→ Given instruction
Leave out the pictures; transcribe all else exactly.

→ Given information
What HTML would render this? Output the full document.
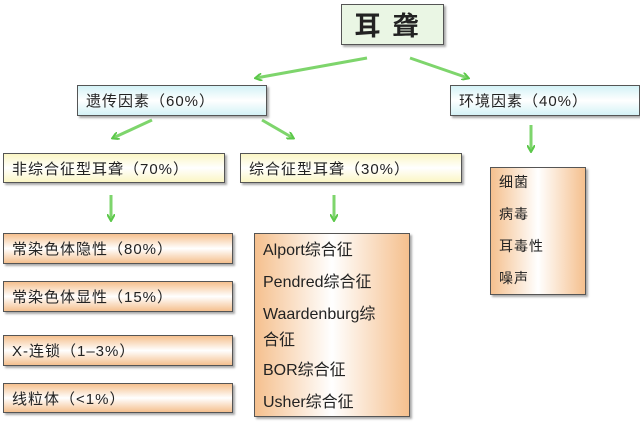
<!DOCTYPE html>
<html><head><meta charset="utf-8"><style>
body{margin:0;width:640px;height:422px;background:#fff;position:relative;overflow:hidden;font-family:"Liberation Sans","Noto Sans CJK SC",sans-serif;color:#222}
.b{position:absolute;box-sizing:border-box;border:1px solid #555;box-shadow:2px 2px 2px #aaa;font-size:15px;display:flex;align-items:center;padding-left:8px;letter-spacing:1px}
.c{background:linear-gradient(#d4f2f6,#fff 50%,#d4f2f6)}
.y{background:linear-gradient(#fbf6c4,#fff 50%,#fbf6c4)}
.o{background:linear-gradient(#f5c08e,#fff 50%,#f5c08e)}
.ov{background:linear-gradient(90deg,#f5c08e,#fff 50%,#f5c08e);display:block;padding-top:6px;font-size:15px}
.ov div{margin-bottom:10px;line-height:20px}
.s div{line-height:22px;margin-bottom:10px}
</style></head><body>
<div class="b" style="left:341px;top:4px;width:103px;height:41px;background:#eaf6e4;font-size:26px;justify-content:center;padding:0;letter-spacing:12px;font-weight:bold">耳聋</div>
<div class="b c" style="left:77px;top:85px;width:190px;height:31px">遗传因素（60%）</div>
<div class="b c" style="left:450px;top:85px;width:190px;height:31px">环境因素（40%）</div>
<div class="b y" style="left:3px;top:153px;width:222px;height:30px">非综合征型耳聋（70%）</div>
<div class="b y" style="left:240px;top:153px;width:222px;height:30px">综合征型耳聋（30%）</div>
<div class="b o" style="left:3px;top:233px;width:230px;height:31px">常染色体隐性（80%）</div>
<div class="b o" style="left:3px;top:281px;width:230px;height:31px">常染色体显性（15%）</div>
<div class="b o" style="left:3px;top:335px;width:230px;height:31px">X-连锁（1–3%）</div>
<div class="b o" style="left:3px;top:383px;width:230px;height:30px">线粒体（&lt;1%）</div>
<div class="b ov s" style="left:254px;top:233px;width:156px;height:184px;font-size:16px;letter-spacing:0;padding-top:6px">
<div>Alport综合征</div><div>Pendred综合征</div><div style="line-height:26px;margin-bottom:6px;margin-top:-2px">Waardenburg综<br>合征</div><div>BOR综合征</div><div>Usher综合征</div></div>
<div class="b ov" style="left:490px;top:167px;width:96px;height:128px;padding-top:4px;font-size:14px"><div style="margin-bottom:12px">细菌</div><div style="margin-bottom:12px">病毒</div><div style="margin-bottom:12px">耳毒性</div><div>噪声</div></div>
<svg width="640" height="422" style="position:absolute;left:0;top:0">
<defs><marker id="a" markerWidth="8" markerHeight="8" refX="6" refY="4" orient="auto" markerUnits="userSpaceOnUse"><path d="M0,0 L7,4 L0,8" fill="none" stroke="#5cc84a" stroke-width="2"/></marker></defs>
<g stroke="#7ed56c" stroke-width="3" fill="none" marker-end="url(#a)">
<line x1="367" y1="58" x2="256" y2="78"/>
<line x1="410" y1="58" x2="468" y2="78"/>
<line x1="152" y1="120" x2="113" y2="138"/>
<line x1="262" y1="120" x2="293" y2="138"/>
<line x1="531" y1="125" x2="531" y2="151"/>
<line x1="111" y1="195" x2="111" y2="220"/>
<line x1="334" y1="195" x2="334" y2="220"/>
</g></svg>
</body></html>
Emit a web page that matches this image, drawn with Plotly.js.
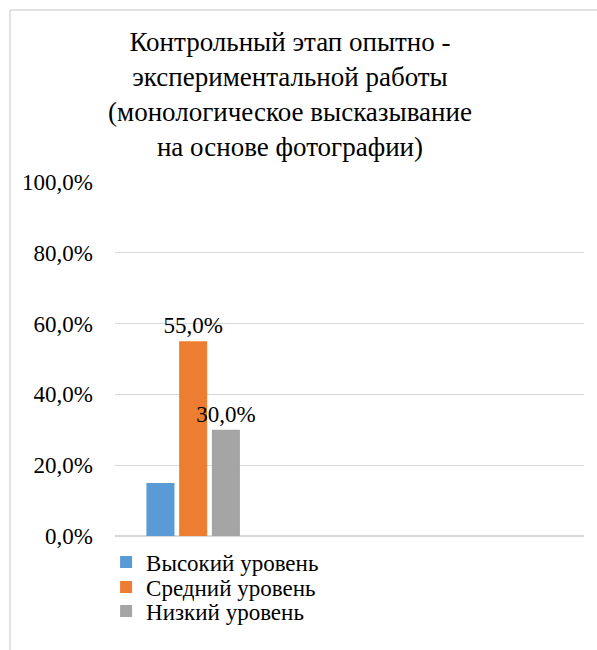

→ Full solution
What HTML would render this? Output the full document.
<!DOCTYPE html>
<html><head><meta charset="utf-8"><style>
body{margin:0;width:640px;height:422px;background:#fff;position:relative;overflow:hidden;font-family:"Liberation Sans","Noto Sans CJK SC",sans-serif;color:#222}
.b{position:absolute;box-sizing:border-box;border:1px solid #555;box-shadow:2px 2px 2px #aaa;font-size:15px;display:flex;align-items:center;padding-left:8px;letter-spacing:1px}
.c{background:linear-gradient(#d4f2f6,#fff 50%,#d4f2f6)}
.y{background:linear-gradient(#fbf6c4,#fff 50%,#fbf6c4)}
.o{background:linear-gradient(#f5c08e,#fff 50%,#f5c08e)}
.ov{background:linear-gradient(90deg,#f5c08e,#fff 50%,#f5c08e);display:block;padding-top:6px;font-size:15px}
.ov div{margin-bottom:10px;line-height:20px}
.s div{line-height:22px;margin-bottom:10px}
</style></head><body>
<div class="b" style="left:341px;top:4px;width:103px;height:41px;background:#eaf6e4;font-size:26px;justify-content:center;padding:0;letter-spacing:12px;font-weight:bold">耳聋</div>
<div class="b c" style="left:77px;top:85px;width:190px;height:31px">遗传因素（60%）</div>
<div class="b c" style="left:450px;top:85px;width:190px;height:31px">环境因素（40%）</div>
<div class="b y" style="left:3px;top:153px;width:222px;height:30px">非综合征型耳聋（70%）</div>
<div class="b y" style="left:240px;top:153px;width:222px;height:30px">综合征型耳聋（30%）</div>
<div class="b o" style="left:3px;top:233px;width:230px;height:31px">常染色体隐性（80%）</div>
<div class="b o" style="left:3px;top:281px;width:230px;height:31px">常染色体显性（15%）</div>
<div class="b o" style="left:3px;top:335px;width:230px;height:31px">X-连锁（1–3%）</div>
<div class="b o" style="left:3px;top:383px;width:230px;height:30px">线粒体（&lt;1%）</div>
<div class="b ov s" style="left:254px;top:233px;width:156px;height:184px;font-size:16px;letter-spacing:0;padding-top:6px">
<div>Alport综合征</div><div>Pendred综合征</div><div style="line-height:26px;margin-bottom:6px;margin-top:-2px">Waardenburg综<br>合征</div><div>BOR综合征</div><div>Usher综合征</div></div>
<div class="b ov" style="left:490px;top:167px;width:96px;height:128px;padding-top:4px;font-size:14px"><div style="margin-bottom:12px">细菌</div><div style="margin-bottom:12px">病毒</div><div style="margin-bottom:12px">耳毒性</div><div>噪声</div></div>
<svg width="640" height="422" style="position:absolute;left:0;top:0">
<defs><marker id="a" markerWidth="8" markerHeight="8" refX="6" refY="4" orient="auto" markerUnits="userSpaceOnUse"><path d="M0,0 L7,4 L0,8" fill="none" stroke="#5cc84a" stroke-width="2"/></marker></defs>
<g stroke="#7ed56c" stroke-width="3" fill="none" marker-end="url(#a)">
<line x1="367" y1="58" x2="256" y2="78"/>
<line x1="410" y1="58" x2="468" y2="78"/>
<line x1="152" y1="120" x2="113" y2="138"/>
<line x1="262" y1="120" x2="293" y2="138"/>
<line x1="531" y1="125" x2="531" y2="151"/>
<line x1="111" y1="195" x2="111" y2="220"/>
<line x1="334" y1="195" x2="334" y2="220"/>
</g></svg>
</body></html>
Emit a web page that matches this image, drawn with Plotly.js.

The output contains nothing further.